Dividing your trade mark is an official process and one that you should only undertake where it has real use to you. A lawyer can help you look at your options and decide whether trade mark division best serves your needs. Some reasons that you may wish to divide your trade mark application include:

  • dividing conflicting goods/services/classes of a trade mark application into a secondary case so that the parent case can proceed to registration;
  • responding to opposition to certain aspects of a trade mark, by dividing the relevant parts of the trade mark into a child case; or
  • moving classes/goods/services from one trade mark to a new one to better your chances of a successful application.

In some cases, a simple removal of the conflicting aspects of a trade mark may be useful.

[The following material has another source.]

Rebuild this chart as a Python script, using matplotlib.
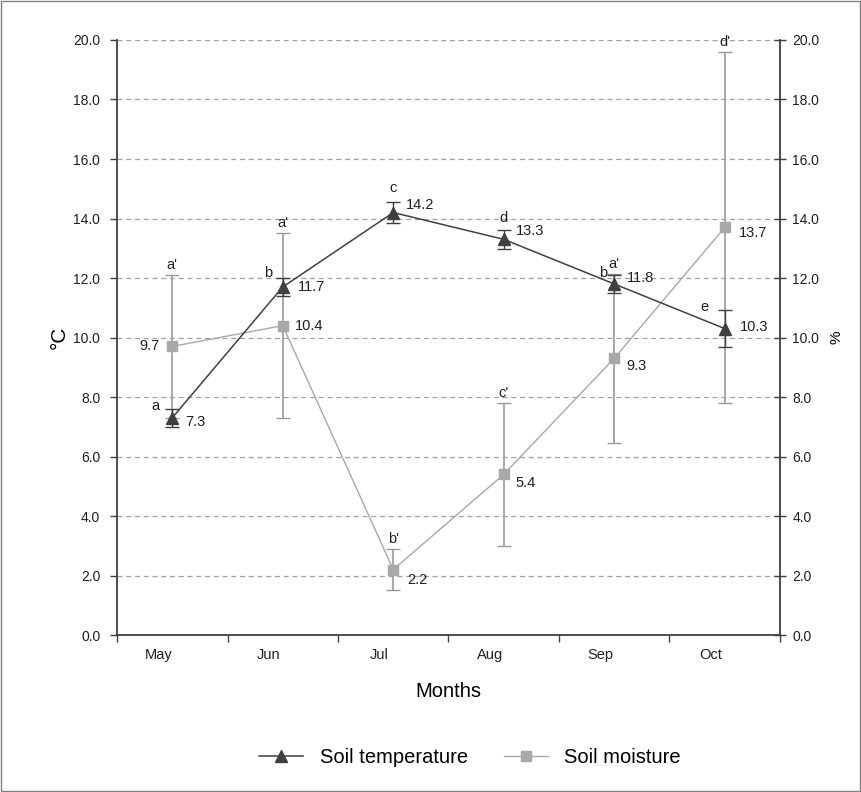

However, in others, the division may better serve your interests. Receiving advice from a lawyer on the subject will help you determine what path will best benefit your business.

When Is the Best Time to Divide My Trade Mark?

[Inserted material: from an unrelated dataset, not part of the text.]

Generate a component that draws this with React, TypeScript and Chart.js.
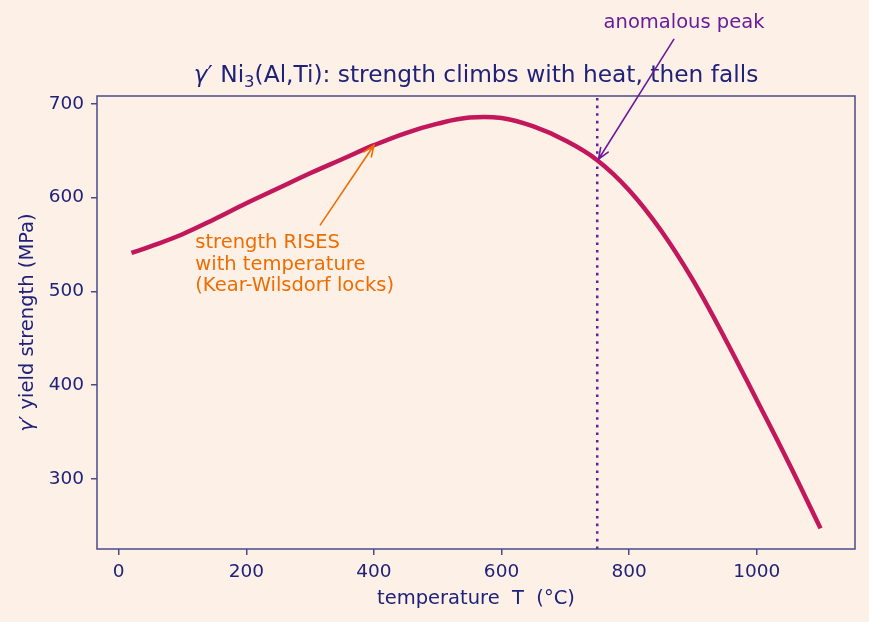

Notably, you can apply for division through the online portal on the IPONZ website. A lawyer can help you determine when is the best time to divide your trade mark, as your timing can have different effects on your registration.

For instance, while you can both divide a trade mark application and a registered trade mark, the effects of this process may be different depending on the nature and stage of the trade mark.

You can divide trade marks that are even past their expiry date if you have missed their renewal. However, if you cannot divide a trade mark if it has been:

  • withdrawn;
  • abandoned;
  • refused; or 
  • deemed no longer “active”.

Note that the processing time for an application to divide a registered trade mark can take up to 15 working days.

Key Takeaways

Dividing your trade mark is a complex process, and the success of your division application will depend on how well you prepare your documentation. Therefore, you should engage the help of a trade mark specialist to ensure you can use this process to benefit your business. If you would like more information or help with dividing your trade mark, contact LegalVision’s Trade Mark lawyers on 0800 005 570 or fill out the form on this page.

Frequently Asked Questions

What is a trade mark?

A trade mark is a sign or symbol representing your business and the goods or services it provides. Examples include your business name, logo, or the names of a particular product.

What does dividing a trade mark mean?

There are different ways to divide a trade mark, but it typically means dividing your original trade mark into a parent case and a child case. One way to do so is to split the classes your original trade mark applied to into two separate marks.